Medeiros will address additional questions and concerns related to Green’s proclamation at 2:30 p.m. today on the governor’s Facebook page.
Various groups already have raised concerns about legality of the proclamation.
“It’s unconstitutional, unenforceable, and it risks locking up our limited water and developable lands into housing projects that locals can’t afford and might very well be marketed to folks from other places that want to move to paradise,” said Wayne Tanaka, director for Sierra Club of Hawaii.
The Sierra Club will have a seat on the working group, but Tanaka hoped more environmental and cultural groups would have been included.
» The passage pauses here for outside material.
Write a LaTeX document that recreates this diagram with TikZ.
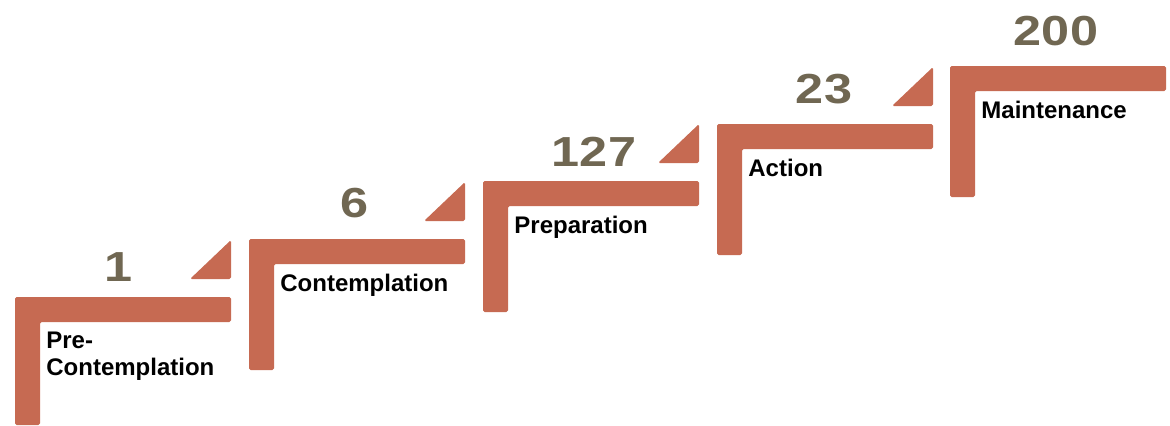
\documentclass[tikz,border=0pt]{standalone}
\usepackage{fontspec}
\setmainfont{Liberation Sans}
\definecolor{stairred}{RGB}{198,106,82}
\definecolor{countgray}{RGB}{112,103,82}

\begin{document}
\begin{tikzpicture}[x=0.5pt, y=-0.5pt,
    stair/.style={fill=stairred, rounded corners=0.8pt},
    count/.style={font=\bfseries\fontsize{21}{21}\selectfont, text=countgray, anchor=base, inner sep=0pt, xscale=1.2},
    stage/.style={font=\bfseries\fontsize{12}{13.5}\selectfont, anchor=north west, align=left, inner sep=0pt}]
  \useasboundingbox (0,0) rectangle (1170,425);
  % pre-contemplation
  \fill[stair] (15,297) -- (231,297) -- (231,322) -- (40,322) -- (40,425) -- (15,425) -- cycle;
  \fill[stair] (190,279) -- (231,240) -- (231,279) -- cycle;
  \node[count] (count1) at (119,281) {1};
  \node[stage] (stage1) at (46,332) {Pre-\\Contemplation};
  % contemplation
  \fill[stair] (249,239) -- (465,239) -- (465,264) -- (274,264) -- (274,370) -- (249,370) -- cycle;
  \fill[stair] (424,221) -- (465,182) -- (465,221) -- cycle;
  \node[count] (count2) at (355,217) {6};
  \node[stage] (stage2) at (280,274) {Contemplation};
  % preparation
  \fill[stair] (483,181) -- (699,181) -- (699,206) -- (508,206) -- (508,312) -- (483,312) -- cycle;
  \fill[stair] (658,163) -- (699,124) -- (699,163) -- cycle;
  \node[count] (count3) at (594,166) {127};
  \node[stage] (stage3) at (514,216) {Preparation};
  % action
  \fill[stair] (717,124) -- (933,124) -- (933,149) -- (742,149) -- (742,255) -- (717,255) -- cycle;
  \fill[stair] (892,106) -- (933,67) -- (933,106) -- cycle;
  \node[count] (count4) at (824,103) {23};
  \node[stage] (stage4) at (748,159) {Action};
  % maintenance
  \fill[stair] (950,66) -- (1166,66) -- (1166,91) -- (975,91) -- (975,197) -- (950,197) -- cycle;
  \node[count] (count5) at (1056,45) {200};
  \node[stage] (stage5) at (981,101) {Maintenance};
\end{tikzpicture}
\end{document}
“The working group does not have representation that reflects the breadth of expertise and intimate place-based knowledge to make proper assessments,” Tanaka said. “I think the Sierra Club is the only environmental group on the working group, and I don’t know every single native species habitat, every single cultural practice or site. We’ll do our best to try and flag issues, but I think it should be clear, this working group significantly lacks the breadth of expertise and knowledge that’s necessary to make the kinds of calls it’s being tasked with.”
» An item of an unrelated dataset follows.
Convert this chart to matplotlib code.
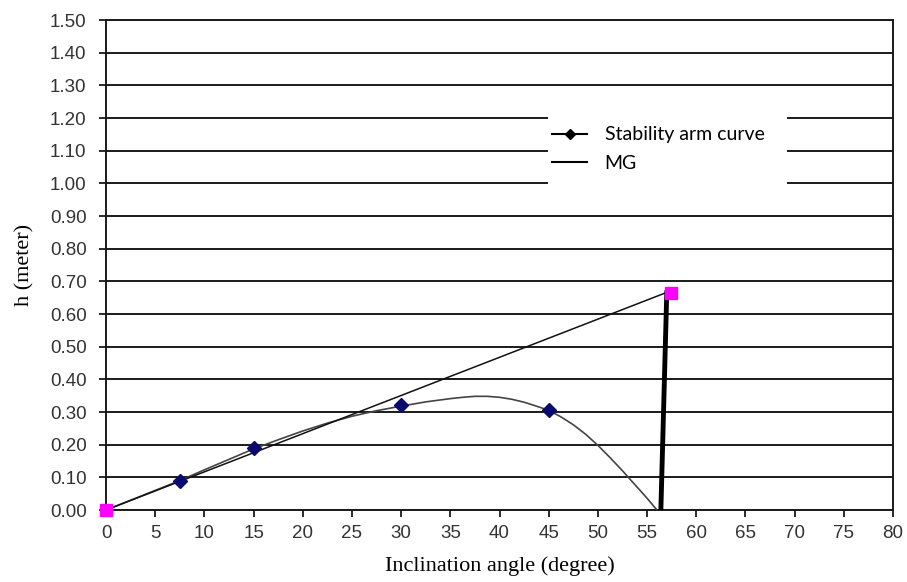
import matplotlib.pyplot as plt
from matplotlib.patches import Rectangle
import numpy as np

# stability arm curve
curve_x = [0, 2.5, 5, 7.5, 10, 12.5, 15, 17.5, 20, 22.5, 25, 27.5, 30, 32.5,
           35, 36.25, 37.5, 38.75, 40, 41.25, 42.5, 43.75, 45, 46.25, 47.5,
           48.75, 50, 51.25, 52.5, 53.75, 55, 56]
curve_y = [0, 0.030, 0.060, 0.090, 0.123, 0.155, 0.187, 0.215, 0.242, 0.266,
           0.287, 0.304, 0.318, 0.331, 0.341, 0.345, 0.348, 0.348, 0.345,
           0.339, 0.330, 0.318, 0.305, 0.285, 0.261, 0.232, 0.198, 0.160,
           0.120, 0.078, 0.036, 0.0]

# measured points
pts_x = [7.5, 15, 30, 45]
pts_y = [0.09, 0.19, 0.32, 0.305]

# MG line
mg_x = [0, 56.9]
mg_y = [0, 0.665]
drop_x = [57.0, 56.4]
drop_y = [0.665, 0.0]
sq_x = [0, 57.4]
sq_y = [0, 0.665]

fig = plt.figure(figsize=(9.07, 5.82), dpi=100)
ax = fig.add_axes([0.1169, 0.1237, 0.8677, 0.8419])

yt = np.arange(0, 1.51, 0.1)
for v in yt:
    ax.axhline(v, color='#1a1a1a', lw=1.4, zorder=1)

ax.plot(curve_x, curve_y, color='#444444', lw=1.2, zorder=3)
ax.plot(pts_x, pts_y, ls='none', marker='D', ms=7, color='#0a0a6e', zorder=4)
ax.plot(mg_x, mg_y, color='#111111', lw=1.1, zorder=3)
ax.plot(drop_x, drop_y, color='black', lw=3.5, zorder=4)
ax.plot(sq_x, sq_y, ls='none', marker='s', ms=9, color='#ff00ff', zorder=5,
        clip_on=False)

# white box behind the legend
ax.add_patch(Rectangle((0.5616, 0.653), 0.3037, 0.174, transform=ax.transAxes,
                       facecolor='white', edgecolor='none', zorder=5))

# legend proxies
h1, = ax.plot([], [], color='black', lw=1.5, marker='D', ms=5)
h2, = ax.plot([], [], color='black', lw=1.5)
leg = ax.legend([h1, h2], ['Stability arm curve', 'MG'], loc='upper left',
                bbox_to_anchor=(0.5667, 0.783), frameon=False,
                prop={'family': 'Lato', 'size': 14}, handlelength=1.8,
                handletextpad=0.9, labelspacing=0.6, borderpad=0,
                borderaxespad=0)
leg.set_zorder(6)

ax.set_xlim(0, 80)
ax.set_ylim(0, 1.5)
ax.set_xticks(np.arange(0, 81, 5))
ax.set_yticks(yt)
ax.set_yticklabels(['%.2f' % v for v in yt])
for s in ax.spines.values():
    s.set_color('#1a1a1a')
    s.set_linewidth(1.4)
ax.tick_params(direction='out', length=5, width=1.3, color='#1a1a1a',
               labelsize=13.5, labelcolor='#333333')
ax.tick_params(axis='y', pad=9)
ax.tick_params(axis='x', pad=6)
for lab in ax.get_xticklabels() + ax.get_yticklabels():
    lab.set_family('Liberation Sans')

ax.set_xlabel('Inclination angle (degree)', family='Liberation Serif',
              fontsize=16, labelpad=10)
ax.set_ylabel('h (meter)', family='Liberation Serif', fontsize=16, labelpad=11)

fig.savefig('out.png', dpi=100)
Tanaka also noted the proclamation does not address how many of the potential development units would be reserved for Hawaii residents, or if any would qualify as affordable.
“For Hawaii County, if you look at the 40% EMI (equated monthly installment), which is the affordability threshold, that’s equivalent to $2,400 for a studio rental, and this proclamation doesn’t even target that rate,” Tanaka said. “We’re essentially looking at a proposal to suspend a whole range of environmental and cultural and good governance protections to build housing units that may not be affordable to those truly in need of housing or even to local residents.”
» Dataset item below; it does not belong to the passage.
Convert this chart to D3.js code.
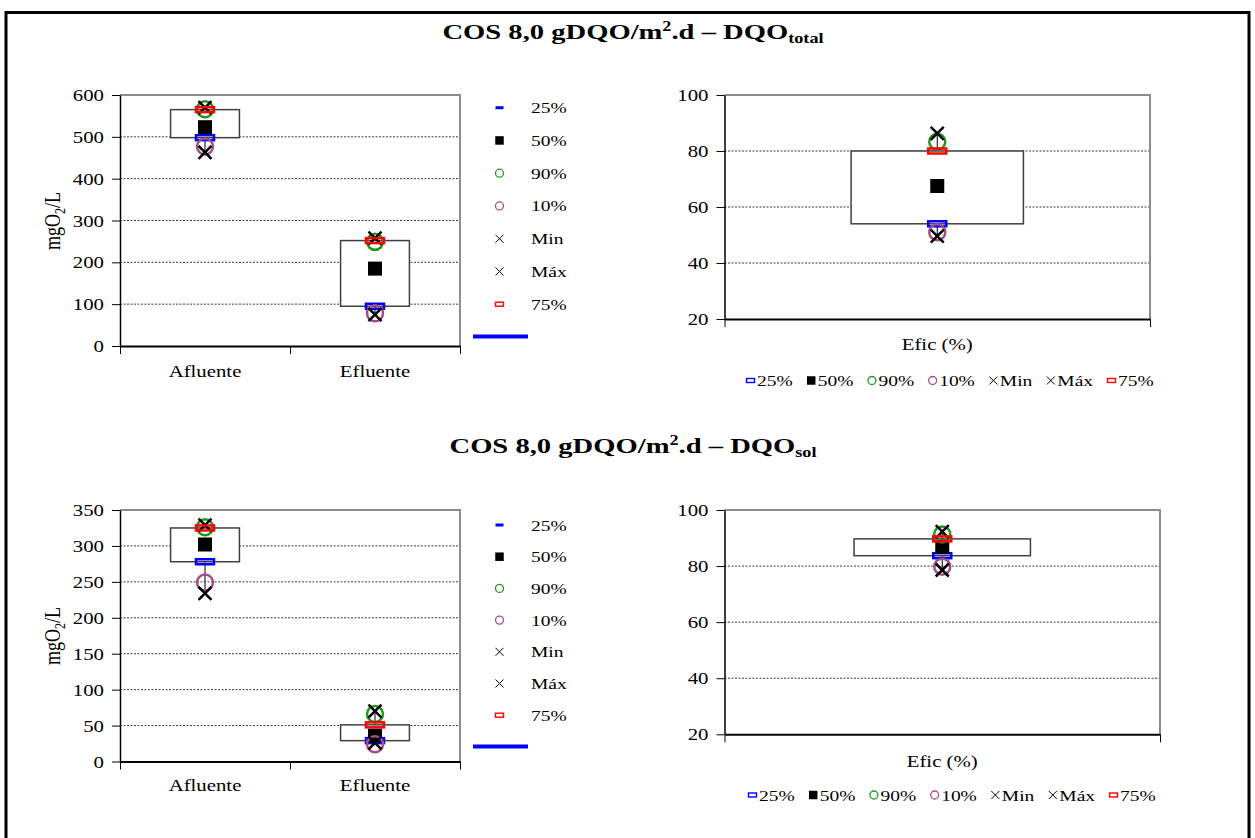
<!DOCTYPE html>
<html>
<head>
<meta charset="utf-8">
<script src="https://cdn.jsdelivr.net/npm/d3@7"></script>
<style>
  body { margin: 0; background: #fff; }
  svg text { font-family: "Times New Roman", "Liberation Serif", serif !important; fill: #000; }
</style>
</head>
<body>
<script>
/* Series (orden de la leyenda) */
const series = ['25%', '50%', '90%', '10%', 'Min', 'Máx', '75%']

/* Categorias */
const categorias = ['Afluente', 'Efluente']
const categoriaEfic = ['Efic (%)']

/* DQO total: valores por categoria, en el orden de las series */
const totalAfluente = [498, 523, 566, 477, 463, 570, 565]
const totalEfluente = [95, 185, 249, 78, 75, 258, 252]
const totalEfic = [54, 67.5, 83.3, 51, 49.6, 86.3, 80]

/* DQO soluble */
const solAfluente = [278, 302, 326, 249, 234, 329, 325]
const solEfluente = [29, 36, 66, 24, 26, 70, 51]
const solEfic = [83.7, 86.9, 91.3, 79.8, 78.6, 92.3, 89.7]

/* Ticks de los ejes */
const ticksTotal = [0, 100, 200, 300, 400, 500, 600]
const ticksSol = [0, 50, 100, 150, 200, 250, 300, 350]
const ticksEfic = [20, 40, 60, 80, 100]

const W = 1255, H = 838
const SX = 1.3 /*estiramiento horizontal del texto*/

const svg = d3.select('body').append('svg')
  .attr('width', W)
  .attr('height', H)

/*Marco*/
svg.append('rect')
  .attr('x', 6).attr('y', 12.5)
  .attr('width', 1243).attr('height', 900)
  .attr('fill', 'none').attr('stroke', '#000').attr('stroke-width', 3)

const texto = (g, x, y, str, size, anchor) => g.append('text')
  .attr('transform', `translate(${x},${y}) scale(${SX},1)`)
  .attr('text-anchor', anchor || 'start')
  .style('font-size', size + 'px')
  .text(str)

/*Titulos*/
const titulo = (y, sub) => {
  const t = svg.append('text')
    .attr('transform', `translate(633,${y}) scale(${SX},1)`)
    .attr('text-anchor', 'middle')
    .style('font-size', '22px')
    .style('font-weight', 'bold')
  t.append('tspan').text('COS 8,0 gDQO/m')
  t.append('tspan').attr('dy', -8).style('font-size', '14px').text('2')
  t.append('tspan').attr('dy', 8).text('.d – DQO')
  t.append('tspan').attr('dy', 4).style('font-size', '14px').text(sub)
}
titulo(39, 'total')
titulo(453, 'sol')

/*Colores de las series*/
const color = { '25%': '#0000ff', '50%': '#000', '90%': '#1f9a1f', '10%': '#a24f88', 'Min': '#000', 'Máx': '#000', '75%': '#ff0000' }

/*Marcadores: grande (grafico), lado (leyenda lateral), inf (leyenda inferior)*/
const marcador = (g, s, x, y, tipo) => {
  const c = color[s]
  const big = tipo === 'grande'
  if (s === '25%' || s === '75%') {
    if (tipo === 'lado' && s === '25%') {
      g.append('rect').attr('x', x - 4).attr('y', y - 1.5).attr('width', 8).attr('height', 3).attr('fill', c)
    } else {
      const w = big ? 18 : 8, h = big ? 5 : 4
      g.append('rect').attr('x', x - w / 2).attr('y', y - h / 2).attr('width', w).attr('height', h)
        .attr('fill', big ? 'none' : '#fff').attr('stroke', c).attr('stroke-width', big ? 2.5 : 1.4)
    }
  } else if (s === '50%') {
    const w = big ? 14 : 8.5
    g.append('rect').attr('x', x - w / 2).attr('y', y - w / 2).attr('width', w).attr('height', w).attr('fill', c)
  } else if (s === '90%' || s === '10%') {
    g.append('circle').attr('cx', x).attr('cy', y).attr('r', big ? 8 : 4)
      .attr('fill', 'none').attr('stroke', c).attr('stroke-width', big ? 2.5 : 1.3)
  } else {
    const r = big ? 6.5 : 4
    g.append('path').attr('d', `M${x - r},${y - r}L${x + r},${y + r}M${x - r},${y + r}L${x + r},${y - r}`)
      .attr('stroke', c).attr('stroke-width', big ? 2.5 : 1).attr('fill', 'none')
  }
}

/*Grafico de cajas*/
const panel = (o) => {
  const g = svg.append('g')
  const y = d3.scaleLinear().domain(o.domain).range([o.bottom, o.top])
  const xc = d3.scalePoint().domain(o.cats).range([o.left, o.right]).padding(0.5)
  const bw = xc.step() * 0.405

  /*Grilla*/
  g.append('g').selectAll('line')
    .data(o.ticks.slice(1, -1))
    .join('line')
    .attr('x1', o.left).attr('x2', o.right)
    .attr('y1', d => y(d)).attr('y2', d => y(d))
    .attr('stroke', '#3a3a3a').attr('stroke-dasharray', '2,1.5')

  /*Borde superior y derecho*/
  g.append('path')
    .attr('d', `M${o.left},${o.top}H${o.right}V${o.bottom}`)
    .attr('fill', 'none').attr('stroke', '#8c8c8c').attr('stroke-width', 2)

  /*Eje Y*/
  const ya = g.append('g')
    .attr('transform', `translate(${o.left},0)`)
    .call(d3.axisLeft(y).tickValues(o.ticks).tickSize(8).tickSizeOuter(0))
  ya.attr('font-family', null).attr('font-size', null)
  ya.select('.domain').attr('stroke', '#000').attr('stroke-width', 1.5)
  ya.selectAll('.tick line').attr('stroke', '#000')
  ya.selectAll('.tick text')
    .attr('x', null).attr('dy', null)
    .attr('transform', `translate(-16,5.5) scale(${SX},1)`)
    .style('font-size', '16px')

  /*Eje X (ticks entre categorias)*/
  const xs = d3.scaleLinear().domain([0, o.cats.length]).range([o.left, o.right])
  const xa = g.append('g')
    .attr('transform', `translate(0,${o.bottom})`)
    .call(d3.axisBottom(xs).tickValues(d3.range(o.cats.length + 1)).tickSize(8).tickSizeOuter(0).tickFormat(() => ''))
  xa.select('.domain').attr('stroke', '#000').attr('stroke-width', 2)
  xa.selectAll('.tick line').attr('stroke', '#000')

  o.cats.forEach(c => texto(g, xc(c), o.catY, c, 16, 'middle'))

  /*Cajas*/
  o.values.forEach((v, i) => {
    const cx = xc(o.cats[i])
    const [p25, , , , mn, mx, p75] = v
    g.append('line')
      .attr('x1', cx).attr('x2', cx).attr('y1', y(mn)).attr('y2', y(mx))
      .attr('stroke', '#000').attr('stroke-width', 1)
    g.append('rect')
      .attr('x', cx - bw / 2).attr('y', y(p75))
      .attr('width', bw).attr('height', y(p25) - y(p75))
      .attr('fill', '#fff').attr('stroke', '#404040').attr('stroke-width', 1.5)
    series.forEach((s, k) => marcador(g, s, cx, y(v[k]), 'grande'))
  })

  /*Titulo eje Y*/
  if (o.yTitle) {
    const t = g.append('text')
      .attr('transform', `translate(52,${o.yTitle}) scale(${SX},1) rotate(-90)`)
      .attr('text-anchor', 'middle').attr('dy', '0.35em')
      .style('font-size', '18px')
    t.append('tspan').text('mgO')
    t.append('tspan').attr('dy', 4).style('font-size', '12px').text('2')
    t.append('tspan').attr('dy', -4).text('/L')
  }

  /*Leyenda lateral*/
  if (o.side) {
    series.forEach((s, i) => {
      const ly = o.side.y0 + i * o.side.step
      marcador(g, s, 499.5, ly, 'lado')
      texto(g, 531, ly + 5.5, s, 15)
    })
    g.append('line')
      .attr('x1', 473).attr('x2', 528)
      .attr('y1', o.side.y0 + 7 * o.side.step - 0.5).attr('y2', o.side.y0 + 7 * o.side.step - 0.5)
      .attr('stroke', '#0000ff').attr('stroke-width', 4)
  }

  /*Leyenda inferior*/
  if (o.under) {
    let x = o.under.x0
    series.forEach(s => {
      marcador(g, s, x + 4.5, o.under.y, 'inf')
      const t = texto(g, x + 11, o.under.y + 5.5, s, 15)
      x += 11 + t.node().getComputedTextLength() * SX + 14
    })
  }
}

panel({ left: 120, right: 460, top: 95, bottom: 346, domain: [0, 600], ticks: ticksTotal,
  cats: categorias, values: [totalAfluente, totalEfluente], catY: 377, yTitle: 221,
  side: { y0: 107.7, step: 32.75 } })

panel({ left: 724.5, right: 1150, top: 95, bottom: 319, domain: [20, 100], ticks: ticksEfic,
  cats: categoriaEfic, values: [totalEfic], catY: 350,
  under: { x0: 746, y: 380.5 } })

panel({ left: 120, right: 460, top: 510, bottom: 761.5, domain: [0, 350], ticks: ticksSol,
  cats: categorias, values: [solAfluente, solEfluente], catY: 791, yTitle: 636,
  side: { y0: 525, step: 31.7 } })

panel({ left: 724.5, right: 1160, top: 510, bottom: 734.3, domain: [20, 100], ticks: ticksEfic,
  cats: categoriaEfic, values: [solEfic], catY: 766.5,
  under: { x0: 748, y: 795 } })
</script>
</body>
</html>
The expanded control of the executive branch proposed by the proclamation also is a concern for Tanaka.
“An even bigger concern is the precedent that it sets in terms of overriding our constitutional checks and balances, where you have the executive branch unilaterally suspending a number of laws that were passed by the lawmaking Legislature and then imposing his own policies that may do much more harm than good,” he said. “What’s to stop a future governor from taking another multifaceted and complex, long-standing policy issue and unilaterally proposing their own ideas of how to fix it?”
The Land Use Commission’s oversight would also be restricted. Instead of reviewing all projects greater than 15 acres, the cap would be raised to 100 acres.
“Essentially, up to 100 acres of rural or ag lands could be redistricted to urban without the careful oversight that the Land Use Commission provides,” Tanaka said. “Once the ball is rolling on these projects, the ramifications may affect our quality of life and housing situation for generations. That’s a very slippery slope that we’re sliding down right now.”
Desmon Haumea is a member of the Hawaii Island Burial Council, but clarified he was speaking as an individual and not on behalf of the group when he mentioned his top concerns were related to iwi kupuna (bones of ancestors), along with proper cultural-based knowledge of sites where development could result in the destruction of natural resources.
“Home/house-lessness has been misdiagnosed,” Haumea said, noting that overlooked problems for housing stem from economic disparities, an increase in out-of-state individuals, developments by nonresidents, and many other factors.
Another member of the Burial Council who wished to remain anonymous but was also speaking as an individual said the proclamation does not fix these underlying issues.
“The justification of this emergency proclamation is falsely constructed to bend reality in favor of unrestricted development that will only favor builders and developers,” the person said. “Every time the government tries to take a short cut, we the kanaka lose, and our ‘aina is destroyed and desecrated.”